Following an injury-filled season, Paterson moved on a short-term loan to Havant & Waterlooville to get 'match fit'; he returned to Aldershot mid-April.

===Gosport Borough===
During the summer of 2014, Paterson joined Gosport Borough. He scored his first goal for the club on 13 September 2014 against Weston-super-Mare in the Conference South, and achieved the first hat-trick of his career several weeks later in a 7–0 victory over Larkhall Athletic in the FA Cup. Paterson continued to attract interest from Football League teams with his goal scoring exploits at Gosport. Goals against Hemel Hempstead, Eastbourne Borough, Willand Rovers (FA Cup), Staines and a second hat trick of the season against Farnborough contributed to Paterson scoring 14 goals in 20 appearances Paterson took his goal tally to 17 at the end of December with the opening goal against local rivals Havant and Waterlooville on Boxing Day. Paterson continued his excellent season with goals against Bishops Stortford, Ebbsfleet United, Sutton United, St Albans and South League Champions Bromley. Paterson finished off the season with the last goal for his club in the Hants Cup Final bringing his goal tally to 25 for the season with him also credited with 28 'assists'. Paterson and Justin Bennett became the highest scoring partnership in the club's history with 58 goals between them.

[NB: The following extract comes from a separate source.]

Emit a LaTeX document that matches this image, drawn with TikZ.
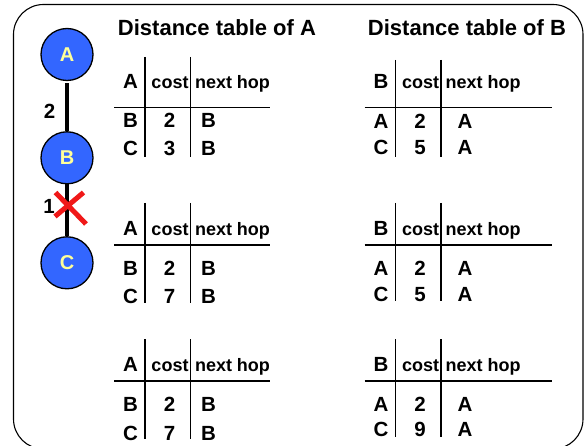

===Havant & Waterlooville===
Paterson joined Havant & Waterlooville for the 2015–16 season. This was a very poor season for Havant & Waterlooville who found themselves relegated after some horrendous defensive displays. Paterson managed 14 club goals in the season. Paterson won promotion with Havant & Waterlooville in the 2016–17 season back into the Conference South, scoring 18 goals in the process. Following promotion he left the club to join Oxford City FC for the 2017–18 season.

===Oxford City===
The 2017–18 season saw Paterson score seven goals in his first nine games for his new club. Continuing his goal scoring form, Paterson scored the winner in the Emirates FA Cup first-round game against Colchester United, only the second time in the club's history that they have reached the 2nd round of the FA Cup. Drawing Notts County FC away in the second round of the FA Cup – Oxford City were the massive underdogs, but when Paterson scored the equaliser to get the game to 2–2 it was the highlight of the club's season. Losing the game 3–2 thanks to a 96th minute County winner, Oxford took all the plaudits, the biggest game in the club's history. Paterson continues to score freely in the National League South, his total reaching 21 with a double against Bognor Regis Town FC on 21 April. Paterson finished the 2017–18 season with 22 league goals (joint second highest league scorer), 3 FA Cup goals, and 3 goals which won the Oxfordshire Cup for the first time in 33 years. In 2018, he was voted POTY by the club's supporters.

===Welling United===
In 2018, Paterson left Oxford for Welling United. The striker had already hit the back of the net six times that season, including one in Welling's 3–2 victory when Oxford visited PVR back in August, and notched 27 goals in all competitions last season on his way to becoming Oxford City Supporters' Player of the Season. Paterson also averaged over one goal every two matches during his time in Oxfordshire.

===Havant & Waterlooville===
Paterson re-signed for a third spell at Havant & Waterlooville on 16 January 2019

===Gosport Borough===
In June 2019, Paterson returned to Gosport Borough.

===Bognor Regis Town===
On 26 October 2022, Paterson joined Bognor Regis Town.